The surgery itself ended up lasting four hours.  I think my dear husband was beside himself with worry.  I was out cold for it all since I was given propofol. Or, if I were awake, I have absolutely no memory of anything, thank heavens.  The doctor had to perform a heart ablation.   This ablation should have destroyed those places in my heart that were causing arrhythmias.  During the study, I did go into atrial fibrillation (aFib) with my heart beating 200 beats a minute.  The doctors were unable to slow down the rapid beat with medication while I was in surgery, so they had to shock my heart back into rhythm using those discs that been attached to my body prior to surgery.  I'd say it is handy to have a defibrillator attached to your body!

Because the procedure was done by a catheter being fed up to my heart via an entrance in the groin, I had to lie flat on my back another four hours after surgery.  I was constantly monitored so I wouldn't cross my legs or try to bend them, or attempt to get up.  I had exceptional care during the entire time I was in the hospital.  There are only three patients for every nurse on the cardiac recovery unit.    I felt very safe and cared for.

I spent the night after surgery in the hospital.  This is always done after an ablation.  Reportedly, I had no palpitations at all, and my heart rate was good the entire time.  I did have some bouts with low blood pressure during the morning hours on the day after surgery.  My readings were as low as 88/48.  I have problems with low blood pressure at times, so this was not a new thing.  Once I was up and moving around, my blood pressure improved.

The doctor put me on a diabetic diet while I was in the hospital.  Smart move on his part, and actually, the food I had while I was there was exceptional.  For lunch just before I left to go home, I had crab cakes, delicious crab cakes, arranged on a bed of romaine lettuce, and served with fresh asparagus spears grilled to perfection, and fresh steamed spinach.  I was even allowed one half of a slice of carrot cake.  It was all very good tasting and quite satisfying.
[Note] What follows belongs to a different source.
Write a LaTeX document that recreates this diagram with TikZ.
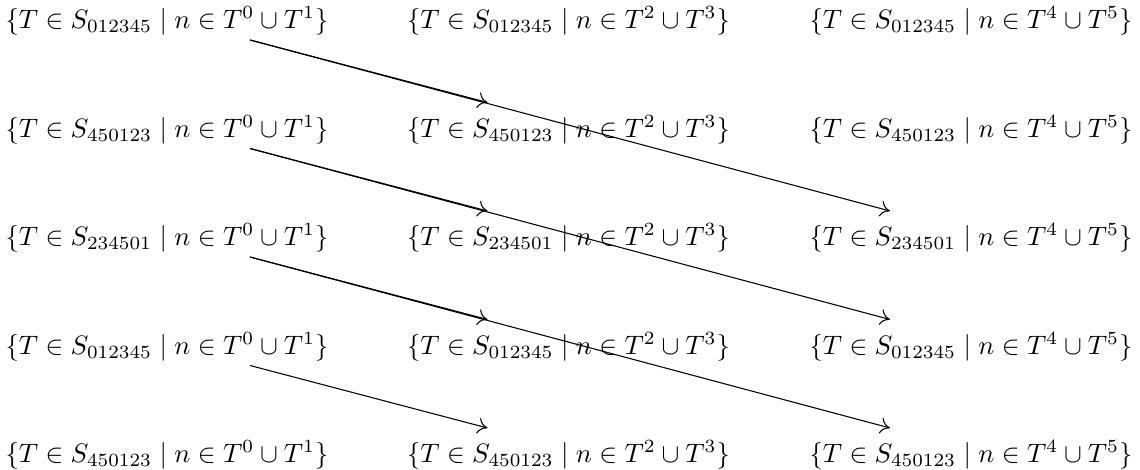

I'm so very grateful to have this procedure behind me.  For years, my doctor has discussed the possibility of doing such a procedure, but she never felt the time had come when I needed it.  I was referred to Dr. X. by way of my wonderful G.I. doctor at National Jewish.  (She referred me to a NJH cardiologist.  He went through my records.  During a consultation with the NJH cardiologist, he said I needed to go the University of Colorado Hospital to their electrophysiology doctors and even made sure I saw Dr. X.)  There were actually two doctors of cardiac electrophysiology who attended me during my surgery, and neither one expected to find what they did once they were able to do the electrical study of my heart.  The problems just were not showing up on the holter monitors that I have worn so often.  

I look forward to again being able to walk at longer distances, hike up some hills, and just live life without episodes of tachycardia (rapid heart beat) stopping me in my tracks.  I hope to no longer be bothered by constant palpitations.  I hope to have fewer dizzy spells.  I think my quality of life just got better, much better.  I am so grateful.

Thank you to all of you that sent me good wishes.  Soon, I will be back to being able to exercise and walk.  The next battle is with the weight I've put on.  Along with that battle, I'll be battling pre-diabetes.  Onward and upward…

**I am not a medical doctor, and I have limited understanding of all that took place during my surgery.  It has been explained to me.  One doctor even drew a picture for me.  My knowledge and understanding of the procedure remains quite limited.  I've only conveyed to you what I understand.  I'm sure there were wonderful technical things done of which I have no knowledge.  Thankfully, I can leave all that knowledge to my doctors while I remain the one who benefited from their education, skill, and expertise.